▸ **Problem**
Set the listing down unchanged, minus every embedded image.

* * * * * * *

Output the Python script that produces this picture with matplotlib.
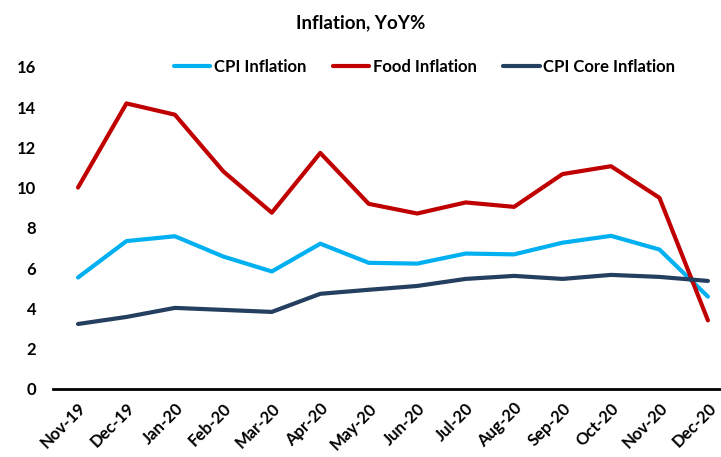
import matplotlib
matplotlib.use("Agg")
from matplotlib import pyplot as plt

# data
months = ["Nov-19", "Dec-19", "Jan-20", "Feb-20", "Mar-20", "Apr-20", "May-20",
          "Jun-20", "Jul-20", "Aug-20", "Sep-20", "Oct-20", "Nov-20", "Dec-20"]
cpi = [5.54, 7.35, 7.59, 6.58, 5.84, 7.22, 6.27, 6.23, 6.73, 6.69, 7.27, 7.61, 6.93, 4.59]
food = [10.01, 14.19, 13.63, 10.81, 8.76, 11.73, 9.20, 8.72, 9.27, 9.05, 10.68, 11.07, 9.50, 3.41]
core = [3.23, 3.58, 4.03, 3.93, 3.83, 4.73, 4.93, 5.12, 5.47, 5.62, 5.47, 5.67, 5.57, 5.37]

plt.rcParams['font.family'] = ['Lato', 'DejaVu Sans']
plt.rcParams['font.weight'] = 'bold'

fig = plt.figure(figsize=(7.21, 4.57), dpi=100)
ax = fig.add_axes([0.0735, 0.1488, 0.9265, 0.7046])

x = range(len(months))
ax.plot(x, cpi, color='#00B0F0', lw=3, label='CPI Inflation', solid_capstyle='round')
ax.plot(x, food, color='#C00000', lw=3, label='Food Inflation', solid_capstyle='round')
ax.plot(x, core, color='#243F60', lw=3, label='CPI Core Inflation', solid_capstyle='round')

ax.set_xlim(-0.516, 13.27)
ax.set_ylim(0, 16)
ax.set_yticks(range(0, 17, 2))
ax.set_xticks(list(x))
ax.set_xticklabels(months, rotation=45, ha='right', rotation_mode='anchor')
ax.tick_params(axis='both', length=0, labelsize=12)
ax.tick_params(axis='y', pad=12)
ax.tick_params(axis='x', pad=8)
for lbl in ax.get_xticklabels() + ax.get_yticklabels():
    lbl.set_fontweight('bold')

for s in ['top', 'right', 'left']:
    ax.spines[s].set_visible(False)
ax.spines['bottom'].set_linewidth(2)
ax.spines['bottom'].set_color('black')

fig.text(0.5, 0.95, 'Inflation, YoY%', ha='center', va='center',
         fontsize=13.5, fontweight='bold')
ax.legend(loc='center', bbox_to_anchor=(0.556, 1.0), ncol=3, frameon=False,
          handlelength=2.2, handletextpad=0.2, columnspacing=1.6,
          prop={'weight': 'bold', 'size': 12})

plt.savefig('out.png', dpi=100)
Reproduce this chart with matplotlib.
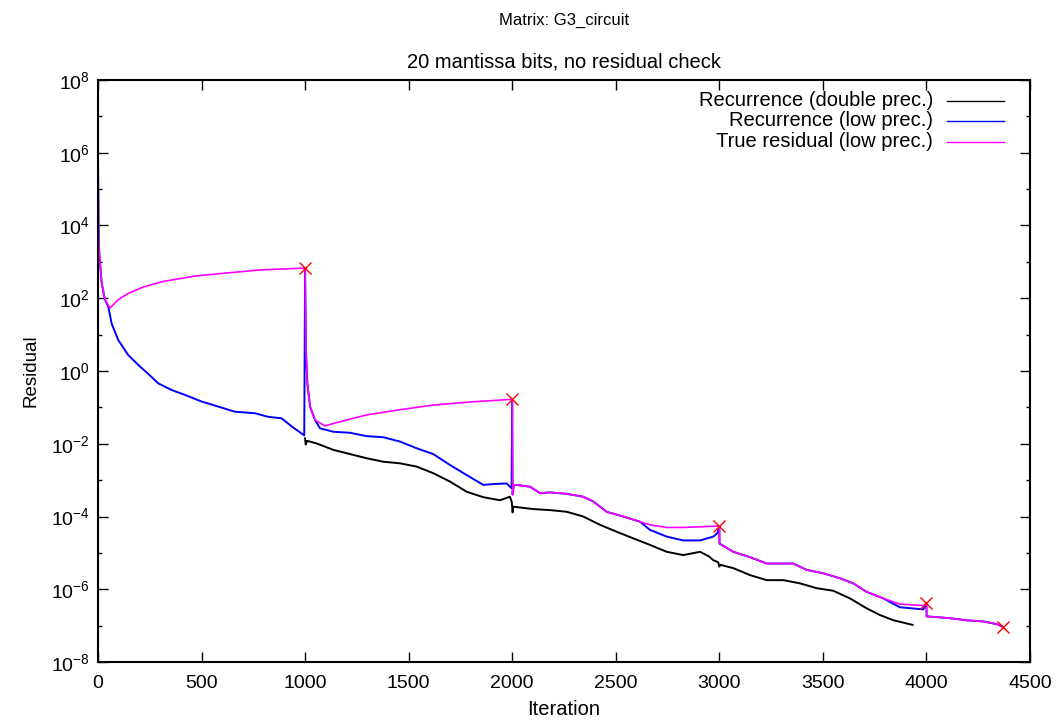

* * * * * * *

▸ **Problem solution**
Output the Python script that produces this picture with matplotlib.
import matplotlib
matplotlib.use("Agg")
from matplotlib import pyplot as plt

# data
months = ["Nov-19", "Dec-19", "Jan-20", "Feb-20", "Mar-20", "Apr-20", "May-20",
          "Jun-20", "Jul-20", "Aug-20", "Sep-20", "Oct-20", "Nov-20", "Dec-20"]
cpi = [5.54, 7.35, 7.59, 6.58, 5.84, 7.22, 6.27, 6.23, 6.73, 6.69, 7.27, 7.61, 6.93, 4.59]
food = [10.01, 14.19, 13.63, 10.81, 8.76, 11.73, 9.20, 8.72, 9.27, 9.05, 10.68, 11.07, 9.50, 3.41]
core = [3.23, 3.58, 4.03, 3.93, 3.83, 4.73, 4.93, 5.12, 5.47, 5.62, 5.47, 5.67, 5.57, 5.37]

plt.rcParams['font.family'] = ['Lato', 'DejaVu Sans']
plt.rcParams['font.weight'] = 'bold'

fig = plt.figure(figsize=(7.21, 4.57), dpi=100)
ax = fig.add_axes([0.0735, 0.1488, 0.9265, 0.7046])

x = range(len(months))
ax.plot(x, cpi, color='#00B0F0', lw=3, label='CPI Inflation', solid_capstyle='round')
ax.plot(x, food, color='#C00000', lw=3, label='Food Inflation', solid_capstyle='round')
ax.plot(x, core, color='#243F60', lw=3, label='CPI Core Inflation', solid_capstyle='round')

ax.set_xlim(-0.516, 13.27)
ax.set_ylim(0, 16)
ax.set_yticks(range(0, 17, 2))
ax.set_xticks(list(x))
ax.set_xticklabels(months, rotation=45, ha='right', rotation_mode='anchor')
ax.tick_params(axis='both', length=0, labelsize=12)
ax.tick_params(axis='y', pad=12)
ax.tick_params(axis='x', pad=8)
for lbl in ax.get_xticklabels() + ax.get_yticklabels():
    lbl.set_fontweight('bold')

for s in ['top', 'right', 'left']:
    ax.spines[s].set_visible(False)
ax.spines['bottom'].set_linewidth(2)
ax.spines['bottom'].set_color('black')

fig.text(0.5, 0.95, 'Inflation, YoY%', ha='center', va='center',
         fontsize=13.5, fontweight='bold')
ax.legend(loc='center', bbox_to_anchor=(0.556, 1.0), ncol=3, frameon=False,
          handlelength=2.2, handletextpad=0.2, columnspacing=1.6,
          prop={'weight': 'bold', 'size': 12})

plt.savefig('out.png', dpi=100)
Reproduce this chart with matplotlib.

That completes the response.